Die Position der Bayern könne über spezielle Seiten im Internet öffentlich abgerufen werden, erklärt der Kommandant. "Bei der Fahrt durch das Südchinesische Meer werden nach bisherigem Planungsstand keine Übungen oder Manöver mit anderen Nationen durchgeführt." Das gehört zu den Vorgaben aus Berlin - die geschäftsführende Bundesregierung unter Kanzlerin Angela Merkel will zwar ein Zeichen setzen, den wichtigen Handelspartner China aber nicht gegen sich aufbringen.

Wenn die Fregatte im Februar wieder in Wilhelmshaven einläuft, hat Deutschland eine neue Regierung und vielleicht dann auch unter einem Ampel-Bündnis aus SPD, Grünen und FDP eine China-Politik, die in Zukunft womöglich weniger Rücksicht nimmt. Auch das ist eine Besonderheit dieser Fahrt: Auch daheim ändert sich viel.

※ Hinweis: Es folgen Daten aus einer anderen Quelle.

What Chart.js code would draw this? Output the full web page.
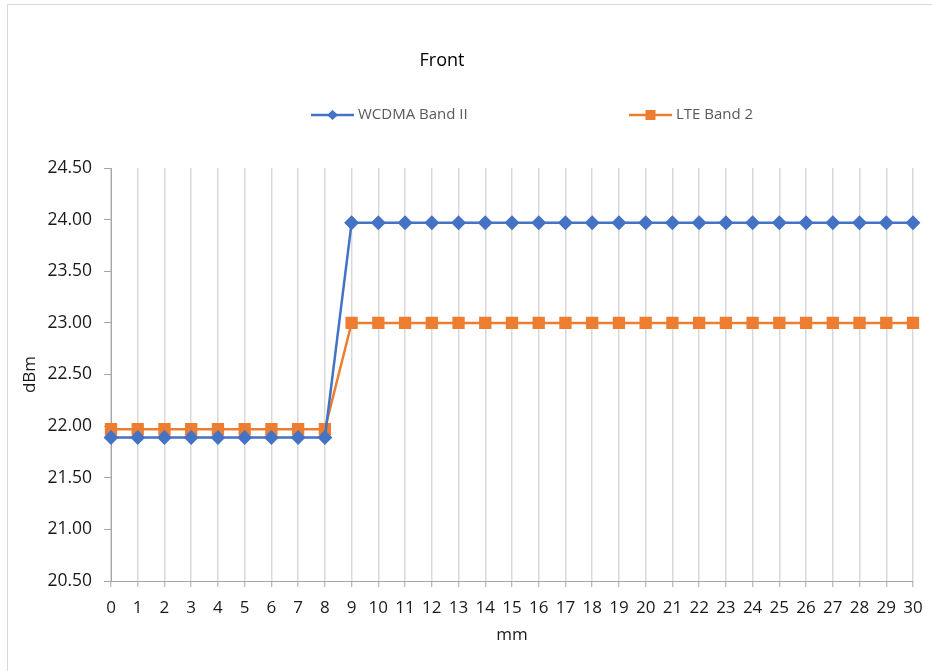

Im Moment gilt für den Kapitän: "Meine Aufgabe als Kommandant der Bayern ist es, den erteilten Auftrag zu erfüllen." Das Schiff sei im Indopazifik unterwegs, "weil es politisch gewollt ist". Er will die Bayern und die Besatzung sicher nach Hause bringen.

Aber die große Frage ist: Was kommt danach? Wie sieht Deutschlands Rolle im Indopazifik aus, wenn die Bayern erst mal wieder zurück ist? Die Partnernationen in der Region haben den Deutschen bereits zu verstehen gegeben, dass sie erwarten, dass es nicht wieder fast 20 Jahre dauert, bis ein deutsches Kriegsschiff dort Präsenz zeigt. Aber zur Realität gehört auch, dass die Marine - die über die kleinste Flotte seit ihrem Bestehen verfügt - über viele Jahre schlicht kein Schiff übrig hatte, um es auf eine so lange Reise schicken zu können. Durch anstehende Werftaufenthalte wird die Lage in den kommenden Jahren tendenziell auch erst einmal schlechter als besser.

Dafür muss dann 2022 die Luftwaffe ran. Nach der Mission der Bayern plant die Bundeswehr, im August kommenden Jahres mit Eurofighter-Kampfjets, Transport- und Tankflugzeugen in Australien an der multinationalen Übung "Pitch Black" (Pechschwarz) teilzunehmen. Bislang wird mit 13 Maschinen geplant - so viele Flugzeuge hat die Luftwaffe noch nie in den Indopazifik verlegt. Dann zeigt die Bundeswehr eben so Präsenz - in der Luft.